Por Michel Croz, para Desacato.info.
Vai-se o ano, se irá a peste? Frente à pandemia, informação. Frente à peste, formação. O negacionismo é uma forma de imbecilizar o debate, que deveria ser como todo tema atual e preocupante, pleno de perfis e opiniões, baseados na ciência e na clara comunicação, claro está. Os terraplanistas, os antivacinas bolsonaristas ou seus similares vernáculos uruguaios, repetem como papagaios argumentos obtusos que não contribuem ao debate, especialistas em gerar “narrativas” fantasiosas em tempo de pós-verdades e maquinações de teorias conspirativas.
Cada cultura cria suas verdades. Porque a verdade não é natural. Assim como deus não o é, e o “status quo” tampouco. O criacionismo fracassou onde a ciência e a arte predominaram.
A pensadora e política Hannah Arendt desconfiava do papel da verdade na política devido a que o espaço público era lugar de ação, que no seu pensamento é livre, espontânea e contingente. Para a filósofa, estes caracteres se opõem aos atributos de objetividade, firmeza e necessidade, implicados na ideia de verdade. Por essa razão estimava que o lugar da verdade devia ser ocupado pelo da opinião, que é o reflexo dos pontos de vista plurais de uma sociedade. Entretanto, nos seus estudos sobre o totalitarismo, Arendt mostra que este tipo de regime se ocupou de destruir dados e registros confiáveis, para falsificar a realidade e retirar todo o suporte à crítica pública.
Inclino-me a pensar que ainda se sustenta a ideia, na nossa contemporaneidade e em nossos regimes democráticos a partir de certos relatos falsos e inclusive sem condições de ancorar na realidade.
Foi 2020 um ano de bárbaros (na pior acepção possível), de barbaridades e de barbárie. No entanto, terminamos o ano com boas notícias: 1) o imperador Trump foi “despedido” do seu trono. 2) As vacinas contra o covid se multiplicam (Chegarão a tempo de evitar mais mortes no Uruguai, no Brasil e no terceiro mundo?).
Há uma terceira notícia que não ocupa manchetes na imprensa, e que nos tem permitido ser menos bárbaros: a arte, a literatura, as diferentes formas de fazer cultura multiplicadas nas redes sociais, mostraram novas facetas do humano.
Vou terminar esta etapa, este último artigo pra Desacato.info (aquém saúdo e agradeço), com um poema inédito de minha compamante, Verônica Loss. O poema é atravessado pela saudade do que foi e a esperança do que virá em 2021.
“A minha casa
A minha casa tem um quê de poesia. Deve ser porque lá também é a casa de um poeta, e de um menino maluquinho.
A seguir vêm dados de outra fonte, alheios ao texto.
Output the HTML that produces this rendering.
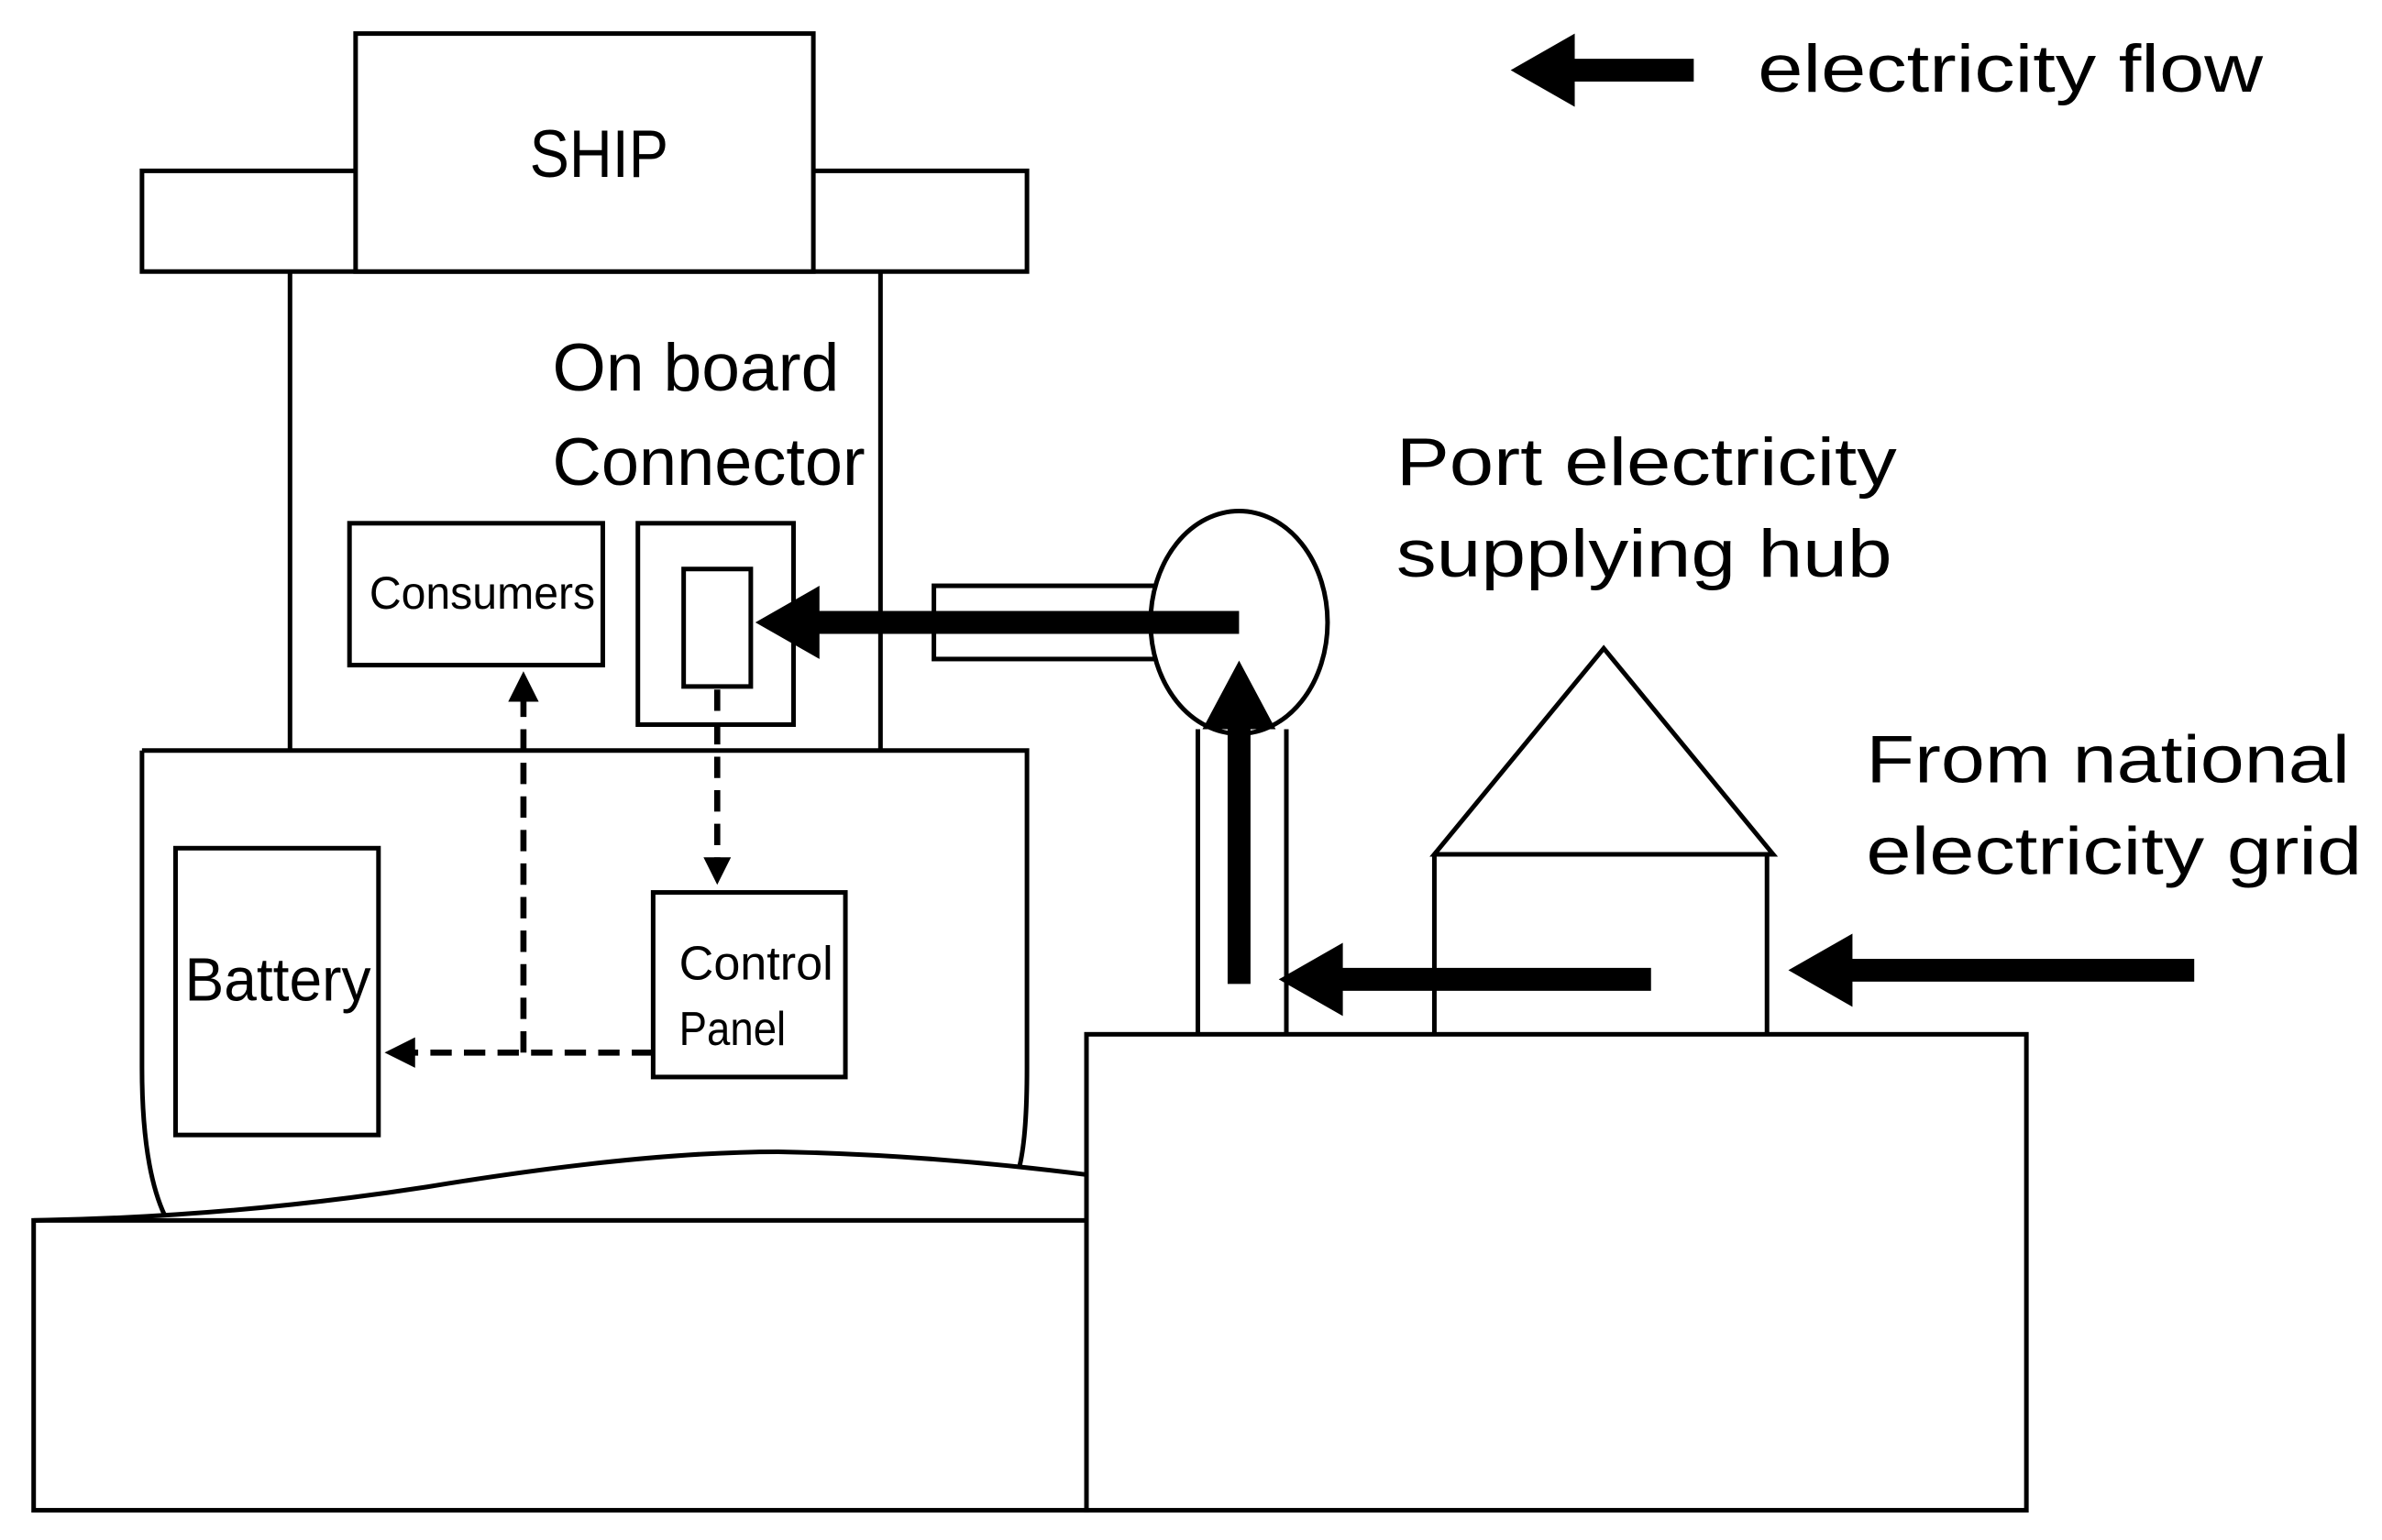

A minha casa é uma casa de loucos, de loucura policroma. Se nota antes mesmo de entrar, pelas cores e formas que um artista do pincel deixou quando passou por Riveramento.
A minha casa tem um cantinho com cheiro de livros, e cheio de livros. Com a penumbra de uma biblioteca antiga alumiada pelo sebo das velas, e onde se pode sentar numa cadeira de balanço que conta histórias.
Na minha casa tem silêncio e cheiro de chuva, mesmo nas tardes em que o sol arde lá fora.
Também tem dias cheios de som e fúria, quando a troupe se junta, sob a batuta do mestre, e às vezes sem ele, só de rebeldes.
Tem dias que tudo se enche de fogo. E que se derramam tintas nas paredes que viram mar. São esses dias em que almas iluminadas povoam cada canto. E pra cada lado que se olhe se vê arte. Lenha e música queimam o pátio, aromas exalam da cozinha, poesia aos gritos e sussurros pelas salas.
A minha casa é uma casa de sonhos. Dos meus sonhos.” Dos nossos sonhos.